Reproduce exactly, with no pictures, each line from the opening of the material down through the line containing "import numpy as np".
== Data section
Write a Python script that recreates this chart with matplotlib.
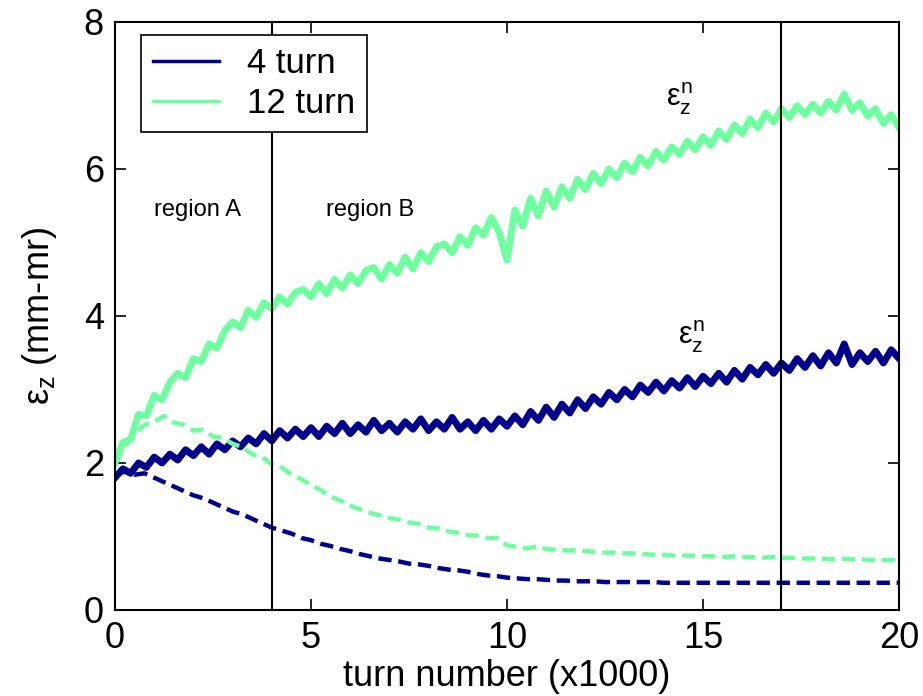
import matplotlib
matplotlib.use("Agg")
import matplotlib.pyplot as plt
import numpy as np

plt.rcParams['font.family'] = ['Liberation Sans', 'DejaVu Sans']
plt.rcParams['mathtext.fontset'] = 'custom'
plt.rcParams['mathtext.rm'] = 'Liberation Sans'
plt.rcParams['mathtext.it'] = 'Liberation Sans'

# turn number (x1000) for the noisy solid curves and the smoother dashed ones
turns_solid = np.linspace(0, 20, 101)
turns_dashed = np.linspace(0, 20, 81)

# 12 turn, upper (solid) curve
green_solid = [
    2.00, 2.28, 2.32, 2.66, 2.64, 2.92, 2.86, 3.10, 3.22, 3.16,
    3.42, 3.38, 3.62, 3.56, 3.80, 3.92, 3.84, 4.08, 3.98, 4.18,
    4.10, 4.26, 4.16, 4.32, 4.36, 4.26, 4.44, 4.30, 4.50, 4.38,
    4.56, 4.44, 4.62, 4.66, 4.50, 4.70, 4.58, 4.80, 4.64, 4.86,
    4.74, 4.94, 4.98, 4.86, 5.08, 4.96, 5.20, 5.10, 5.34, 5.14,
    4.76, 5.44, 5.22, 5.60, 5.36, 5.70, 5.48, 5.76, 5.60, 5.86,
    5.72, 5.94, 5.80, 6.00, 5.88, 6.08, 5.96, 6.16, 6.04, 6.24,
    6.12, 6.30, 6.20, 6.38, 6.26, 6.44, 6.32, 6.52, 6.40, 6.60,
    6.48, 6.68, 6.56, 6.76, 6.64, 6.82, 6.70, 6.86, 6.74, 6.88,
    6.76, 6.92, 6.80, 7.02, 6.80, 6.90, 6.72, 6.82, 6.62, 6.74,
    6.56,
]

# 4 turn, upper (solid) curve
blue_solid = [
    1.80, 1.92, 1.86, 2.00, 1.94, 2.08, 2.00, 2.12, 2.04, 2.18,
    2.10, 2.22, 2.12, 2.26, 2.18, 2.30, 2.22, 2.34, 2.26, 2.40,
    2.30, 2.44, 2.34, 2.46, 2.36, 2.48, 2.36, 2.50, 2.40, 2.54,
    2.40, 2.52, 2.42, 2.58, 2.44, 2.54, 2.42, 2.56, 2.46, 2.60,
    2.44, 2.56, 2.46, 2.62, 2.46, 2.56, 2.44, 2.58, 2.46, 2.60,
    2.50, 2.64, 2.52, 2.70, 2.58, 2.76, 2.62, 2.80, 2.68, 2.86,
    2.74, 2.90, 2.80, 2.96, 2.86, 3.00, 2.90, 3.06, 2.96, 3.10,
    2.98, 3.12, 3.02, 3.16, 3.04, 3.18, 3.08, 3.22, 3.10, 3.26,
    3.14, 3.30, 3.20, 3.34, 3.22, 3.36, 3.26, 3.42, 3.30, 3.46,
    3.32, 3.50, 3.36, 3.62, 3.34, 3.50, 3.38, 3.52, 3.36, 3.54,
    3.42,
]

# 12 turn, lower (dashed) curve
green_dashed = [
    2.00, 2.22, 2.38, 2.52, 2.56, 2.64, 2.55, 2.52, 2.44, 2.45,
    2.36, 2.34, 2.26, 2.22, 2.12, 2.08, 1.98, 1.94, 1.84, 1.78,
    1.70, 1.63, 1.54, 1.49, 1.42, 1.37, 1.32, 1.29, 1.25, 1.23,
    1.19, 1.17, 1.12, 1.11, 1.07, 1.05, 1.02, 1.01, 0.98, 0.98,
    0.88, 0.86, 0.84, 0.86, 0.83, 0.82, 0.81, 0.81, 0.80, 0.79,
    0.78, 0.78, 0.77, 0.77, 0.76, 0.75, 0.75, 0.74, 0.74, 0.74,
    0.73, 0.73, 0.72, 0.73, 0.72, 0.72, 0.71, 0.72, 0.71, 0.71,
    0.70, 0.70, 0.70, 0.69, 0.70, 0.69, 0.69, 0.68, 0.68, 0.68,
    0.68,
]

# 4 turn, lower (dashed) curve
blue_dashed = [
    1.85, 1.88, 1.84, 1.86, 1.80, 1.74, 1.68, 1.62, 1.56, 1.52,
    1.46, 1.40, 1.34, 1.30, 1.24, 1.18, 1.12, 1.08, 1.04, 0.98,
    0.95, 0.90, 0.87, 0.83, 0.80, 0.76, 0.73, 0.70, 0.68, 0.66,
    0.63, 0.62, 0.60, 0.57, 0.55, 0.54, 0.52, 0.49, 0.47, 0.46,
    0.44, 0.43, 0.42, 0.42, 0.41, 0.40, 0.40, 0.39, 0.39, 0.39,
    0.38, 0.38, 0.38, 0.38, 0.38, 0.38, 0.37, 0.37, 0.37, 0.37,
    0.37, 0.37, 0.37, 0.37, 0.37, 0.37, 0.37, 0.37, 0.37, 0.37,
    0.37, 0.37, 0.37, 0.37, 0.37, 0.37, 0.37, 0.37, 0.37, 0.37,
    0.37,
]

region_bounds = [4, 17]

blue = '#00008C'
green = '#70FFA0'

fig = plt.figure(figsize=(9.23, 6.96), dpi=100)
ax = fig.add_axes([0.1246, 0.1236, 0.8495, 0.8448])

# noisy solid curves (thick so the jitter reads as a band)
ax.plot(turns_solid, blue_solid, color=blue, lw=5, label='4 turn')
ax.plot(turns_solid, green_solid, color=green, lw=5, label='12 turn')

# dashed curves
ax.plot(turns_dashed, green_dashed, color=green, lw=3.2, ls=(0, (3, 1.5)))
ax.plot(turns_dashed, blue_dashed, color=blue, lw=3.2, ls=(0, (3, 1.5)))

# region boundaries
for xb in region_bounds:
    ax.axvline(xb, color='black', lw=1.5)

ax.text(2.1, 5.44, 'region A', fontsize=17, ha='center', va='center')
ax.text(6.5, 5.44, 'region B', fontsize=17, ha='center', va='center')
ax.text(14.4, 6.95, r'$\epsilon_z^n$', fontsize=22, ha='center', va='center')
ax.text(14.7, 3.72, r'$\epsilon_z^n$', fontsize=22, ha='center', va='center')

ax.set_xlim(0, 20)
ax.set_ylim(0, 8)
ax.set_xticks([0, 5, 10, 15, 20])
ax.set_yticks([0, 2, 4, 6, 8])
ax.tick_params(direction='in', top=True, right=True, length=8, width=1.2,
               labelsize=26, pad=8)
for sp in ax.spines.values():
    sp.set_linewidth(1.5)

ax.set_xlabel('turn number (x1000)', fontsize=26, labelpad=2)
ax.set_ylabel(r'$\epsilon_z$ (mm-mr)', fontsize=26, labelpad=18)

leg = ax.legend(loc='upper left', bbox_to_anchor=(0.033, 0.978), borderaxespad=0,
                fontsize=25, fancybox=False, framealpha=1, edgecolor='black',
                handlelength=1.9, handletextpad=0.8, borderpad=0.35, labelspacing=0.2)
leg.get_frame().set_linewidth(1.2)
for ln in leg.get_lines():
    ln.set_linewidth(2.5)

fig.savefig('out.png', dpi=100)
====
» **Result of this task**
Write a Python script that recreates this chart with matplotlib.
import matplotlib
matplotlib.use("Agg")
import matplotlib.pyplot as plt
import numpy as np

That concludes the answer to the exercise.